[patch 0/4] [RFC] Another proportional weight IO controller

Fernando Luis Vázquez Cao fernando at oss.ntt.co.jp
Tue Nov 25 22:40:18 PST 2008


On Thu, 2008-11-20 at 08:40 -0500, Vivek Goyal wrote:
> > The dm approach has some merrits, the major one being that it'll fit
> > directly into existing setups that use dm and can be controlled with
> > familiar tools. That is a bonus. The draw back is partially the same -
> > it'll require dm. So it's still not a fit-all approach, unfortunately.
> > 
> > So I'd prefer an approach that doesn't force you to use dm.
> 
> Hi Jens,
> 
> My patches met the goal of not using the dm for every device one wants
> to control.
> 
> Having said that, few things come to mind.
> 
> - In what cases do we need to control the higher level logical devices
>   like dm. It looks like real contention for resources is at leaf nodes.
>   Hence any kind of resource management/fair queueing should probably be
>   done at leaf nodes and not at higher level logical nodes.

The problem with stacking devices is that we do not know how the IO
going through the leaf nodes contributes to the aggregate throughput
seen by the application/cgroup that generated it, which is what end
users care about.

The block device could be a plain old sata device, a loop device, a
stacking device, a SSD, you name it, but their topologies and the fact
that some of them do not even use an elevator should be transparent to
the user.

If you wanted to do resource management at the leaf nodes some kind of
topology information should be passed down to the elevators controlling
the underlying devices, which in turn would need to work cooperatively.

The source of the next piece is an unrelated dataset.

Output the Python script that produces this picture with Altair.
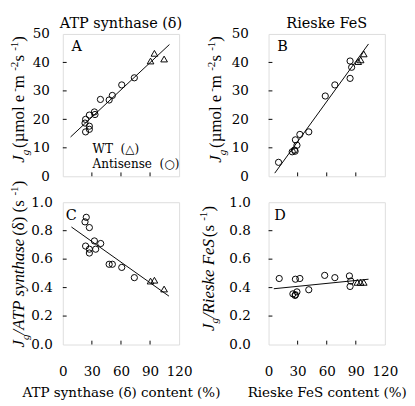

>   If that makes sense, then probably we don't need to control dm device
>   and we don't need such higher level solutions.

For the reasons stated above the two level scheduling approach seems
cleaner to me.

> - Any kind of 2 level scheduler solution has the potential to break the
>   underlying IO scheduler. Higher level solution requires buffering of
>   bios and controlled release of bios to lower layers. This control breaks
>   the assumptions of lower layer IO scheduler which knows in what order
>   bios should be dispatched to device to meet the semantics exported by
>   the IO scheduler.

Please notice that the such an IO controller would only get in the way
of the elevator in case of contention for the device. What is more,
depending on the workload it turns out that buffering at higher layers
in a per-cgroup or per-task basis, like dm-band does, may actually
increase the aggregate throughput (I think that the dm-band team
observed this behavior too). The reason seems to be that bios buffered
in such way tend to be highly correlated and thus very likely to get
merged when released to the elevator.

> - 2nd level scheduler does not keep track of tasks but task groups lets
>   every group dispatch fair share. This has got little semantic problem in
>   the sense that tasks and groups in root cgroup will not be considered at
>   same level. "root" will be considered one group at same level with all
>   child group hence competing with them for resources.
> 
>   This looks little odd. Considering tasks and groups same level kind of
>   makes more sense. cpu scheduler also consideres tasks and groups at same
>   level and deviation from that probably is not very good.
> 
>   Considering tasks and groups at same level will matter only if IO
>   scheduler maintains separate queue for the task, like CFQ. Because
>   in that case IO scheduler tries to provide fairness among various task
>   queues. Some schedulers like noop don't have any notion of separate
>   task queues and fairness among them. In that case probably we don't
>   have a choice but to assume root group competing with child groups.

If deemed necessary this case could be handled too, but it does not look
like a show-stopper.

> Keeping above points in mind, probably two level scheduling is not a
> very good idea. If putting the code in a particular IO scheduler is a
> concern we can probably explore ways regarding how we can maximize the
> sharing of cgroup code among IO schedulers.

As discussed above, I still think that the two level scheduling approach
makes more sense. Regarding the sharing of cgroup code among IO
schedulers I am all for it. If we consider that elevators should only
care about maximizing usage of the underlying devices, implementing
other non-hardware-dependent scheduling disciplines (that prioritize
according to the task or cgroup that generated the IO, for example) at
higher layers so that we can reuse code makes a lot of sense.